** START RECORDED INFORMATION **

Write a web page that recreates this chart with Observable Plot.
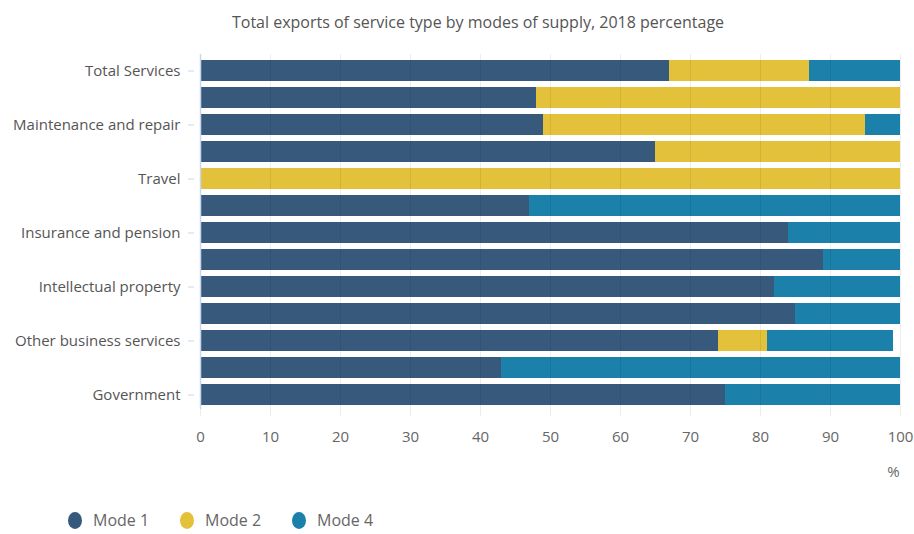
<!DOCTYPE html>
<html>
<head>
<meta charset="utf-8">
<script src="https://cdn.jsdelivr.net/npm/d3@7"></script>
<script src="https://cdn.jsdelivr.net/npm/@observablehq/plot@0.6"></script>
<style>
  html, body { margin: 0; padding: 0; background: #fff; }
  body { width: 914px; height: 534px; overflow: hidden; font-family: "Open Sans", sans-serif; }
  #title { height: 44px; line-height: 44px; text-align: center; padding-left: 42px; font-size: 16px; color: #555; box-sizing: border-box; width: 914px; }
  #legend { display: flex; margin-top: 14px; height: 24px; align-items: center; padding-left: 68px; }
  .item { display: flex; align-items: center; width: 112px; font-size: 16px; color: #666; }
  .swatch { width: 14px; height: 17px; border-radius: 50%; margin-right: 11px; }
</style>
</head>
<body>
<div id="title"></div>
<div id="chart"></div>
<div id="legend"></div>
<script>
const titleText = "Total exports of service type by modes of supply, 2018 percentage";
const categories = [
  "Total Services",
  "Manufacturing services",
  "Maintenance and repair",
  "Transport",
  "Travel",
  "Construction",
  "Insurance and pension",
  "Financial",
  "Intellectual property",
  "Telecommunications, computer and information",
  "Other business services",
  "Personal, cultural and recreational",
  "Government"
];
const labeledCategories = ["Total Services", "Maintenance and repair", "Travel", "Insurance and pension", "Intellectual property", "Other business services", "Government"];
const modes = ["Mode 1", "Mode 2", "Mode 4"];
const modeColors = ["#375a7c", "#e4c13a", "#1b81ab"];
const mode1 = [67, 48, 49, 65, 0, 47, 84, 89, 82, 85, 74, 43, 75];
const mode2 = [20, 52, 46, 35, 100, 0, 0, 0, 0, 0, 7, 0, 0];
const mode4 = [13, 0, 5, 0, 0, 53, 16, 11, 18, 15, 18, 57, 25];
const xTicks = [0, 10, 20, 30, 40, 50, 60, 70, 80, 90, 100];
const unitLabel = ["%"];

document.getElementById("title").textContent = titleText;

const series = [mode1, mode2, mode4];
const rows = [];
categories.forEach((c, i) => {
  modes.forEach((m, j) => {
    rows.push({category: c, mode: m, value: series[j][i]});
  });
});

const chart = Plot.plot({
  width: 914,
  height: 450,
  marginLeft: 200,
  marginRight: 14,
  marginTop: 7,
  marginBottom: 80,
  style: {fontFamily: "Open Sans, sans-serif", fontSize: "15px", color: "#555", background: "#fff"},
  x: {domain: [0, 100]},
  y: {domain: categories, padding: 0.22},
  color: {domain: modes, range: modeColors},
  marks: [
    Plot.barX(rows, Plot.stackX({y: "category", x: "value", fill: "mode", order: null})),
    Plot.gridX(xTicks, {stroke: "#000", strokeOpacity: 0.07, insetTop: 3, insetBottom: -2}),
    Plot.ruleX([0], {stroke: "#c9d5ee", strokeWidth: 1.5, insetTop: 3, insetBottom: 5}),
    Plot.axisY({ticks: labeledCategories, tickSize: 6, dx: -6, tickPadding: 8, stroke: "#c9d5ee", label: null, fill: "#555", fontSize: 15}),
    Plot.axisX({ticks: xTicks, tickSize: 0, tickPadding: 17, label: null, fill: "#666", fontSize: 15}),
    Plot.text(unitLabel, {frameAnchor: "bottom-right", dy: 58, dx: -7, text: d => d, fill: "#666", fontSize: 15, textAnchor: "middle", lineAnchor: "middle"})
  ]
});
document.getElementById("chart").appendChild(chart);

const legend = document.getElementById("legend");
modes.forEach((m, i) => {
  const item = document.createElement("div");
  item.className = "item";
  const sw = document.createElement("span");
  sw.className = "swatch";
  sw.style.background = modeColors[i];
  const label = document.createElement("span");
  label.textContent = m;
  item.appendChild(sw);
  item.appendChild(label);
  legend.appendChild(item);
});
</script>
</body>
</html>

** END RECORDED INFORMATION **

[SET PROBLEM] All of the material above needs to be restated exactly, with no pictures.

[COMPLETE OUTPUT]
Write a web page that recreates this chart with Observable Plot.
<!DOCTYPE html>
<html>
<head>
<meta charset="utf-8">
<script src="https://cdn.jsdelivr.net/npm/d3@7"></script>
<script src="https://cdn.jsdelivr.net/npm/@observablehq/plot@0.6"></script>
<style>
  html, body { margin: 0; padding: 0; background: #fff; }
  body { width: 914px; height: 534px; overflow: hidden; font-family: "Open Sans", sans-serif; }
  #title { height: 44px; line-height: 44px; text-align: center; padding-left: 42px; font-size: 16px; color: #555; box-sizing: border-box; width: 914px; }
  #legend { display: flex; margin-top: 14px; height: 24px; align-items: center; padding-left: 68px; }
  .item { display: flex; align-items: center; width: 112px; font-size: 16px; color: #666; }
  .swatch { width: 14px; height: 17px; border-radius: 50%; margin-right: 11px; }
</style>
</head>
<body>
<div id="title"></div>
<div id="chart"></div>
<div id="legend"></div>
<script>
const titleText = "Total exports of service type by modes of supply, 2018 percentage";
const categories = [
  "Total Services",
  "Manufacturing services",
  "Maintenance and repair",
  "Transport",
  "Travel",
  "Construction",
  "Insurance and pension",
  "Financial",
  "Intellectual property",
  "Telecommunications, computer and information",
  "Other business services",
  "Personal, cultural and recreational",
  "Government"
];
const labeledCategories = ["Total Services", "Maintenance and repair", "Travel", "Insurance and pension", "Intellectual property", "Other business services", "Government"];
const modes = ["Mode 1", "Mode 2", "Mode 4"];
const modeColors = ["#375a7c", "#e4c13a", "#1b81ab"];
const mode1 = [67, 48, 49, 65, 0, 47, 84, 89, 82, 85, 74, 43, 75];
const mode2 = [20, 52, 46, 35, 100, 0, 0, 0, 0, 0, 7, 0, 0];
const mode4 = [13, 0, 5, 0, 0, 53, 16, 11, 18, 15, 18, 57, 25];
const xTicks = [0, 10, 20, 30, 40, 50, 60, 70, 80, 90, 100];
const unitLabel = ["%"];

document.getElementById("title").textContent = titleText;

const series = [mode1, mode2, mode4];
const rows = [];
categories.forEach((c, i) => {
  modes.forEach((m, j) => {
    rows.push({category: c, mode: m, value: series[j][i]});
  });
});

const chart = Plot.plot({
  width: 914,
  height: 450,
  marginLeft: 200,
  marginRight: 14,
  marginTop: 7,
  marginBottom: 80,
  style: {fontFamily: "Open Sans, sans-serif", fontSize: "15px", color: "#555", background: "#fff"},
  x: {domain: [0, 100]},
  y: {domain: categories, padding: 0.22},
  color: {domain: modes, range: modeColors},
  marks: [
    Plot.barX(rows, Plot.stackX({y: "category", x: "value", fill: "mode", order: null})),
    Plot.gridX(xTicks, {stroke: "#000", strokeOpacity: 0.07, insetTop: 3, insetBottom: -2}),
    Plot.ruleX([0], {stroke: "#c9d5ee", strokeWidth: 1.5, insetTop: 3, insetBottom: 5}),
    Plot.axisY({ticks: labeledCategories, tickSize: 6, dx: -6, tickPadding: 8, stroke: "#c9d5ee", label: null, fill: "#555", fontSize: 15}),
    Plot.axisX({ticks: xTicks, tickSize: 0, tickPadding: 17, label: null, fill: "#666", fontSize: 15}),
    Plot.text(unitLabel, {frameAnchor: "bottom-right", dy: 58, dx: -7, text: d => d, fill: "#666", fontSize: 15, textAnchor: "middle", lineAnchor: "middle"})
  ]
});
document.getElementById("chart").appendChild(chart);

const legend = document.getElementById("legend");
modes.forEach((m, i) => {
  const item = document.createElement("div");
  item.className = "item";
  const sw = document.createElement("span");
  sw.className = "swatch";
  sw.style.background = modeColors[i];
  const label = document.createElement("span");
  label.textContent = m;
  item.appendChild(sw);
  item.appendChild(label);
  legend.appendChild(item);
});
</script>
</body>
</html>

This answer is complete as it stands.